#### Supplied material:
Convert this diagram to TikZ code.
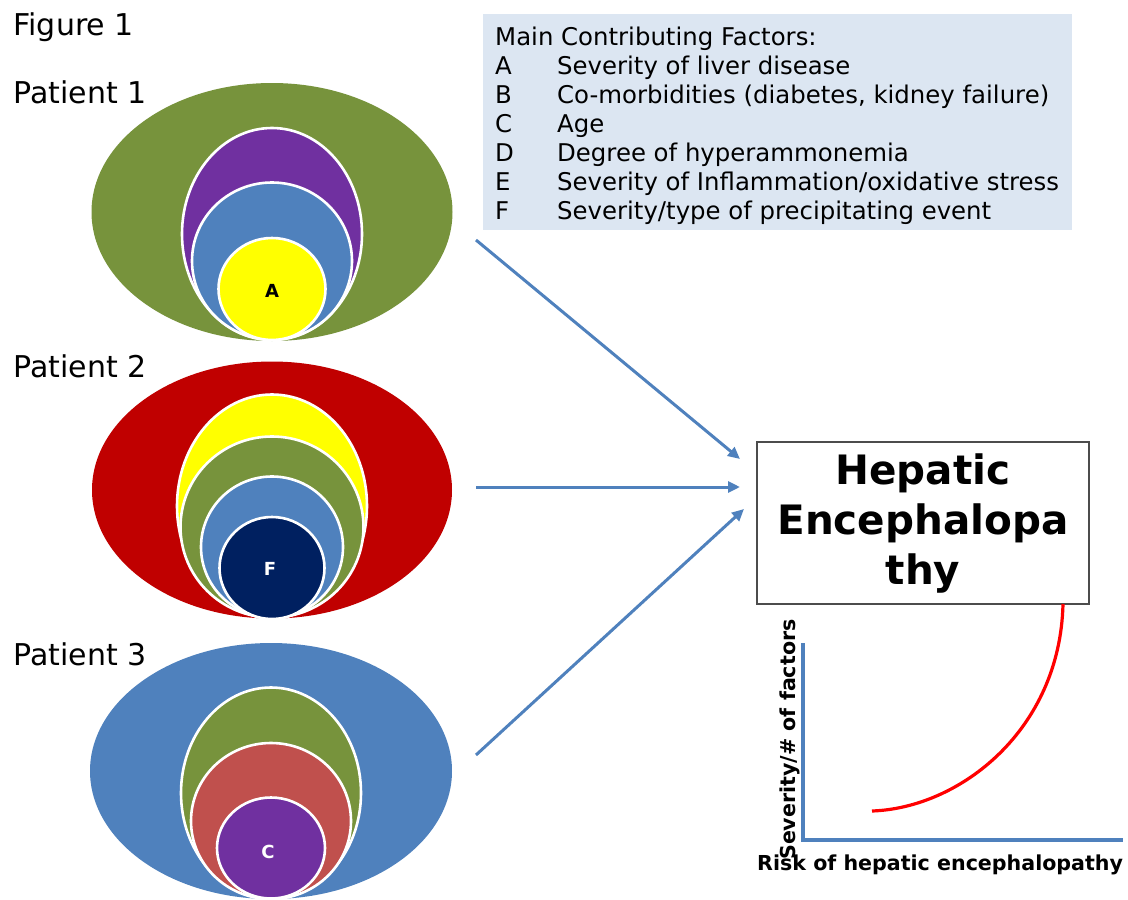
\documentclass[tikz,border=0pt]{standalone}
\usepackage{fontspec}
\setmainfont{DejaVu Sans}
\usetikzlibrary{shapes.geometric, arrows.meta, positioning, calc}
\definecolor{hegreen}{HTML}{77933C}
\definecolor{hepurple}{HTML}{7030A0}
\definecolor{heblue}{HTML}{4F81BD}
\definecolor{heyellow}{HTML}{FFFF00}
\definecolor{hered}{HTML}{C00000}
\definecolor{henavy}{HTML}{002060}
\definecolor{herose}{HTML}{C0504D}
\definecolor{helegend}{HTML}{DCE6F2}

\begin{document}
\begin{tikzpicture}[
    x=1pt, y=-1pt,
    outer/.style={ellipse, inner sep=0pt, draw=none},
    ring/.style={ellipse, inner sep=0pt, draw=white, line width=2.6pt},
    tag/.style={font=\bfseries\fontsize{18}{18}\selectfont},
    patient/.style={anchor=base west, font=\fontsize{30}{30}\selectfont},
    legendtext/.style={anchor=base west, inner sep=0pt,
                       font=\fontsize{24.4}{29}\selectfont},
    hebox/.style={rectangle, draw=black!70, line width=1.2pt, fill=white,
                  minimum width=332, minimum height=162, inner sep=0pt,
                  align=center, font=\bfseries\fontsize{40.5}{50}\selectfont},
    axislabel/.style={inner sep=0pt, font=\bfseries\fontsize{20.6}{20}\selectfont},
    flow/.style={-{Triangle[length=12pt,width=11pt]}, line width=3pt, heblue},
    axis/.style={line width=3.2pt, heblue},
    risk/.style={line width=3.2pt, red},
]
\useasboundingbox (0,0) rectangle (1128,900);

% Titles
\node[patient] (fig) at (10,35) {Figure 1};
\node[patient] (lab1) at (10,103) {Patient 1};
\node[patient] (lab2) at (10,377) {Patient 2};
\node[patient] (lab3) at (10,665) {Patient 3};

% Patient 1
\node[outer, fill=hegreen, minimum width=361, minimum height=258] (p1) at (272,212) {};
\foreach \cy/\w/\h/\c [count=\k] in {234/180/212/hepurple, 261/160/157/heblue,
                                     289/107/102/heyellow}
  \node[ring, fill=\c, minimum width=\w, minimum height=\h] (p1r\k) at (272,\cy) {};
\node[tag] (tagA) at (272,291) {A};

% Patient 2
\node[outer, fill=hered, minimum width=360, minimum height=257] (p2) at (272,490) {};
\foreach \cy/\w/\h/\c [count=\k] in {506/190/223/heyellow, 527/183/181/hegreen,
                                     547/142/141/heblue, 568/105/102/henavy}
  \node[ring, fill=\c, minimum width=\w, minimum height=\h] (p2r\k) at (272,\cy) {};
\node[tag, white] (tagF) at (270,569) {F};

% Patient 3
\node[outer, fill=heblue, minimum width=362, minimum height=256] (p3) at (271,771) {};
\foreach \cy/\w/\h/\c [count=\k] in {793/180/211/hegreen, 821/160/156/herose,
                                     848/108/101/hepurple}
  \node[ring, fill=\c, minimum width=\w, minimum height=\h] (p3r\k) at (271,\cy) {};
\node[tag, white] (tagC) at (268,852) {C};

% Legend
\node[rectangle, fill=helegend, minimum width=589, minimum height=216,
      anchor=north west, inner sep=0pt] (legend) at (483,14) {};
\node[legendtext] (lhead) at (495,45) {Main Contributing Factors:};
\foreach \l/\d [count=\i] in {A/{Severity of liver disease},
    B/{Co-morbidities (diabetes, kidney failure)}, C/{Age},
    D/{Degree of hyperammonemia}, E/{Severity of Inflammation/oxidative stress},
    F/{Severity/type of precipitating event}} {
  \node[legendtext] (key\l) at (495,{45+29*\i}) {\l};
  \node[legendtext] (desc\l) at (557,{45+29*\i}) {\d};
}

% Outcome box
\node[hebox] (he) at (923,523) {Hepatic\\Encephalopa\\thy};

% Arrows
\coordinate (from1) at (476,240);
\coordinate (to1) at (740,459);
\coordinate (from2) at (476,487);
\coordinate (to2) at (740,487);
\coordinate (from3) at (476,755);
\coordinate (to3) at (744,509);
\draw[flow] (from1) -- (to1);
\draw[flow] (from2) -- (to2);
\draw[flow] (from3) -- (to3);

% Risk plot
\coordinate (origin) at (803,840);
\coordinate (ytop) at (803,643);
\coordinate (xend) at (1123,840);
\draw[axis] (ytop) -- (origin) -- (xend);
\coordinate (c0) at (872,811);
\coordinate (c1) at (1063,604);
\draw[risk] (c0) .. controls (960,808) and (1060,730) .. (c1);
\node[axislabel, anchor=base west] (xlab) at (757,870) {Risk of hepatic encephalopathy};
\node[axislabel, rotate=90, anchor=base west] (ylab) at (795,860) {Severity/\# of factors};

\end{tikzpicture}
\end{document}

#### Directive:
Exclude the images, then output the data above word for word.

#### Solution to the problem:
Convert this diagram to TikZ code.
\documentclass[tikz,border=0pt]{standalone}
\usepackage{fontspec}
\setmainfont{DejaVu Sans}
\usetikzlibrary{shapes.geometric, arrows.meta, positioning, calc}
\definecolor{hegreen}{HTML}{77933C}
\definecolor{hepurple}{HTML}{7030A0}
\definecolor{heblue}{HTML}{4F81BD}
\definecolor{heyellow}{HTML}{FFFF00}
\definecolor{hered}{HTML}{C00000}
\definecolor{henavy}{HTML}{002060}
\definecolor{herose}{HTML}{C0504D}
\definecolor{helegend}{HTML}{DCE6F2}

\begin{document}
\begin{tikzpicture}[
    x=1pt, y=-1pt,
    outer/.style={ellipse, inner sep=0pt, draw=none},
    ring/.style={ellipse, inner sep=0pt, draw=white, line width=2.6pt},
    tag/.style={font=\bfseries\fontsize{18}{18}\selectfont},
    patient/.style={anchor=base west, font=\fontsize{30}{30}\selectfont},
    legendtext/.style={anchor=base west, inner sep=0pt,
                       font=\fontsize{24.4}{29}\selectfont},
    hebox/.style={rectangle, draw=black!70, line width=1.2pt, fill=white,
                  minimum width=332, minimum height=162, inner sep=0pt,
                  align=center, font=\bfseries\fontsize{40.5}{50}\selectfont},
    axislabel/.style={inner sep=0pt, font=\bfseries\fontsize{20.6}{20}\selectfont},
    flow/.style={-{Triangle[length=12pt,width=11pt]}, line width=3pt, heblue},
    axis/.style={line width=3.2pt, heblue},
    risk/.style={line width=3.2pt, red},
]
\useasboundingbox (0,0) rectangle (1128,900);

% Titles
\node[patient] (fig) at (10,35) {Figure 1};
\node[patient] (lab1) at (10,103) {Patient 1};
\node[patient] (lab2) at (10,377) {Patient 2};
\node[patient] (lab3) at (10,665) {Patient 3};

% Patient 1
\node[outer, fill=hegreen, minimum width=361, minimum height=258] (p1) at (272,212) {};
\foreach \cy/\w/\h/\c [count=\k] in {234/180/212/hepurple, 261/160/157/heblue,
                                     289/107/102/heyellow}
  \node[ring, fill=\c, minimum width=\w, minimum height=\h] (p1r\k) at (272,\cy) {};
\node[tag] (tagA) at (272,291) {A};

% Patient 2
\node[outer, fill=hered, minimum width=360, minimum height=257] (p2) at (272,490) {};
\foreach \cy/\w/\h/\c [count=\k] in {506/190/223/heyellow, 527/183/181/hegreen,
                                     547/142/141/heblue, 568/105/102/henavy}
  \node[ring, fill=\c, minimum width=\w, minimum height=\h] (p2r\k) at (272,\cy) {};
\node[tag, white] (tagF) at (270,569) {F};

% Patient 3
\node[outer, fill=heblue, minimum width=362, minimum height=256] (p3) at (271,771) {};
\foreach \cy/\w/\h/\c [count=\k] in {793/180/211/hegreen, 821/160/156/herose,
                                     848/108/101/hepurple}
  \node[ring, fill=\c, minimum width=\w, minimum height=\h] (p3r\k) at (271,\cy) {};
\node[tag, white] (tagC) at (268,852) {C};

% Legend
\node[rectangle, fill=helegend, minimum width=589, minimum height=216,
      anchor=north west, inner sep=0pt] (legend) at (483,14) {};
\node[legendtext] (lhead) at (495,45) {Main Contributing Factors:};
\foreach \l/\d [count=\i] in {A/{Severity of liver disease},
    B/{Co-morbidities (diabetes, kidney failure)}, C/{Age},
    D/{Degree of hyperammonemia}, E/{Severity of Inflammation/oxidative stress},
    F/{Severity/type of precipitating event}} {
  \node[legendtext] (key\l) at (495,{45+29*\i}) {\l};
  \node[legendtext] (desc\l) at (557,{45+29*\i}) {\d};
}

% Outcome box
\node[hebox] (he) at (923,523) {Hepatic\\Encephalopa\\thy};

% Arrows
\coordinate (from1) at (476,240);
\coordinate (to1) at (740,459);
\coordinate (from2) at (476,487);
\coordinate (to2) at (740,487);
\coordinate (from3) at (476,755);
\coordinate (to3) at (744,509);
\draw[flow] (from1) -- (to1);
\draw[flow] (from2) -- (to2);
\draw[flow] (from3) -- (to3);

% Risk plot
\coordinate (origin) at (803,840);
\coordinate (ytop) at (803,643);
\coordinate (xend) at (1123,840);
\draw[axis] (ytop) -- (origin) -- (xend);
\coordinate (c0) at (872,811);
\coordinate (c1) at (1063,604);
\draw[risk] (c0) .. controls (960,808) and (1060,730) .. (c1);
\node[axislabel, anchor=base west] (xlab) at (757,870) {Risk of hepatic encephalopathy};
\node[axislabel, rotate=90, anchor=base west] (ylab) at (795,860) {Severity/\# of factors};

\end{tikzpicture}
\end{document}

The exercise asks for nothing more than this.